In this example the user want to extract the field job_name that is a value in an array a few levels above the span records i.e. header information that will be applied to all the records extracted.

field_mapping:
    job_name:
        key_paths: ["resource_spans.[].resource.attributes.[].key"]
        key_value: [service.name]
        value_paths: [value.Value.StringValue]
        value_type: string
    job_id:
        key_paths: ["resource_spans.[].scope_spans.[].spans.[].trace_id"]
        value_type: string
    event_id:
        key_paths: ["resource_spans.[].scope_spans.[].spans.[].span_id"]
        value_type: string

This will return the following output records for the JSON example:

{
    "job_name": "Test App",
    "job_id": "trace001",
    "event_id": "span001"
}
{
    "job_name": "Test App",
    "job_id": "trace002",
    "event_id": "span002"
}

Example 4: Example for obtaining the full OTelEvent schema (wihtout child_event_ids)

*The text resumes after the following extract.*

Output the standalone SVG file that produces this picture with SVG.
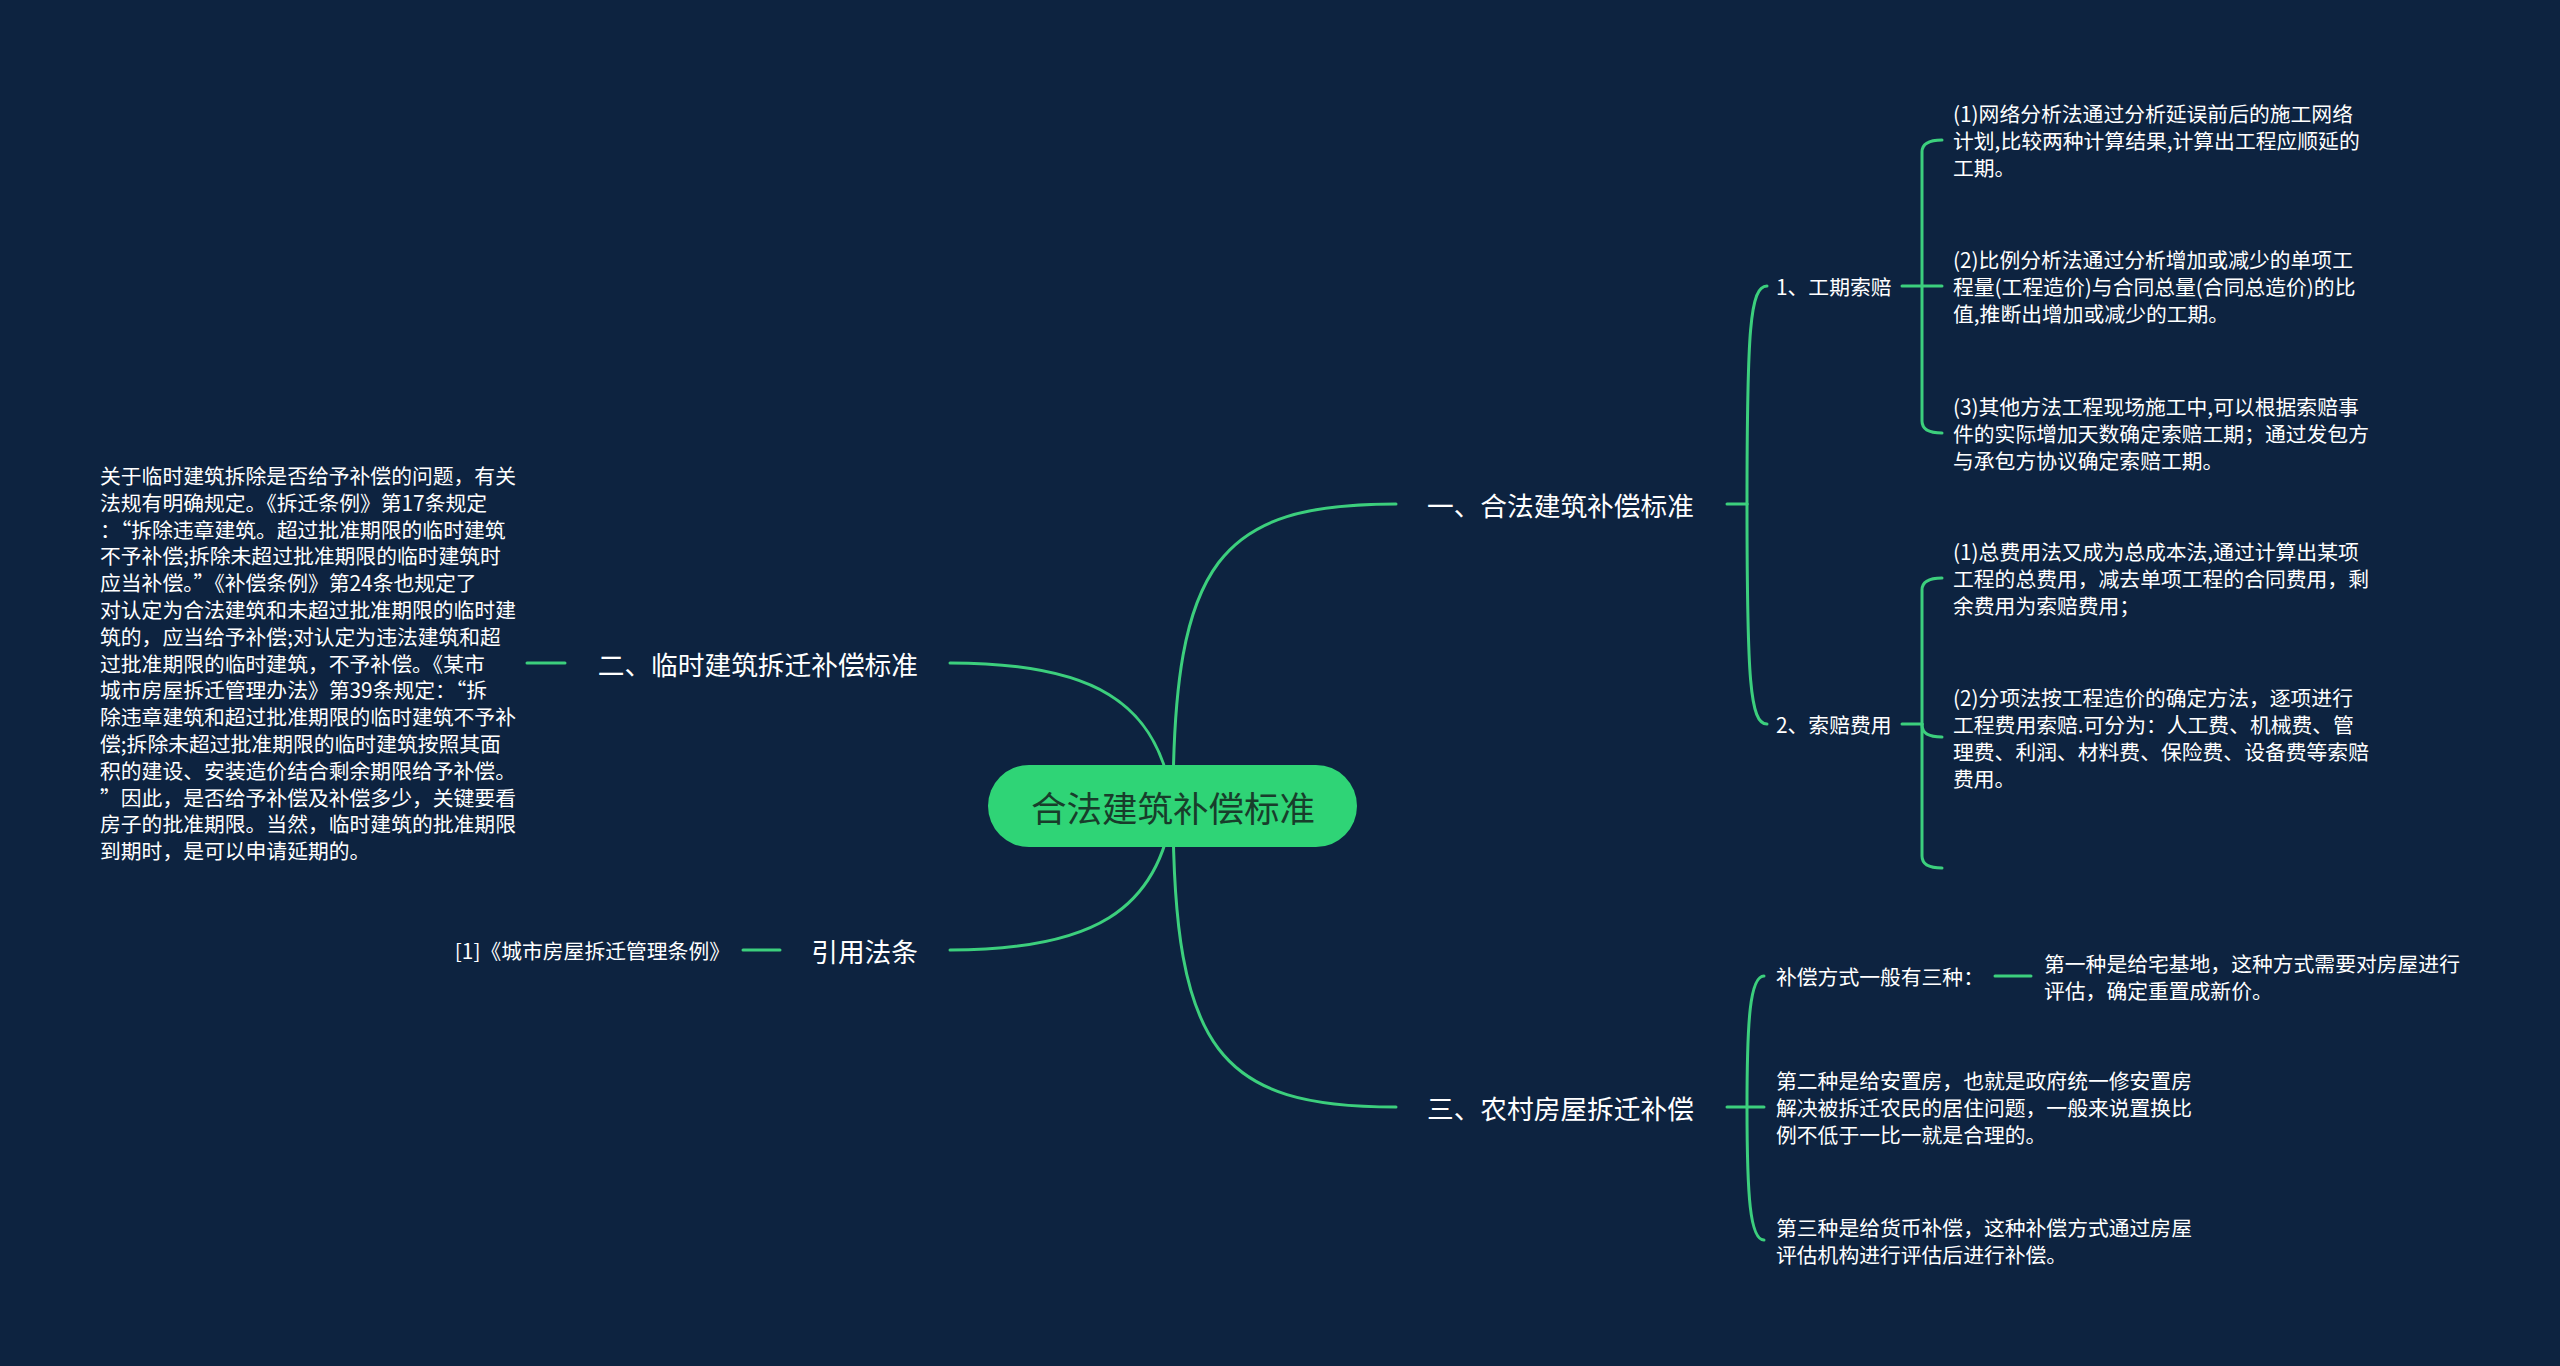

In this example the user wants to extract all the fields in the OTelEvent schema except for child_event_ids which is not present in the JSON data.

field_mapping:
    job_name:
        key_paths: ["resource_spans.[].resource.attributes.[].key"]
        key_value: [service.name]
        value_paths: [value.Value.StringValue]
        value_type: string
    job_id:
        key_paths: ["resource_spans.[].scope_spans.[].spans.[].trace_id"]
        value_type: string
    event_type:
        key_paths: [
            "resource_spans.[].scope_spans.[].spans.[].name",
            [
                "resource_spans.[].scope_spans.[].spans.[].not_here", # this is not a valid path
                "resource_spans.[].scope_spans.[].spans.[].attributes.[].key" # this is the fallback path
            ]
        ]
        key_value: [null, [null, http.response]]
        value_paths: [null, [null, value.Value.IntValue]]
        value_type: string
    event_id:
        key_paths: ["resource_spans.[].scope_spans.[].spans.[].span_id"]
        value_type: string
    start_timestamp:
        key_paths: [
            "resource_spans.[].scope_spans.[].spans.[].start_time_unix_nano"
        ]
        value_type: string
    end_timestamp:
        key_paths: [
            "resource_spans.[].scope_spans.[].spans.[].end_time_unix_nano"
        ]
        value_type: string
    application_name:
        key_paths: ["resource_spans.[].scope_spans.[].scope.name"]
        value_type: string
    parent_event_id:
        key_paths: ["resource_spans.[].scope_spans.[].spans.[].parent_span_id"]
        value_type: string

This will return the following output records for the JSON example:

{
    "job_name": "Test App",
    "job_id": "trace001",
    "event_type": "/delete_200",
    "event_id": "span001",
    "start_timestamp": "1723544132228102912",
    "end_timestamp": "1723544132228219285",
    "application_name": "Group 1",
    "parent_event_id": null
}
{
    "job_name": "Test App",
    "job_id": "trace002",
    "event_type": "/put_200",
    "event_id": "span002",
    "start_timestamp": "1723544132228102912",
    "end_timestamp": "1723544132228219285",
    "application_name": "Group 1",
    "parent_event_id": null
}

5. Troubleshooting

Common issues and solutions:

Issue: Field mapping not extracting expected values

Solution: Verify the key_paths, key_value, and value_paths within field mapping.

Issue: Incorrect data types

Solution: Ensure value_type is set correctly (string).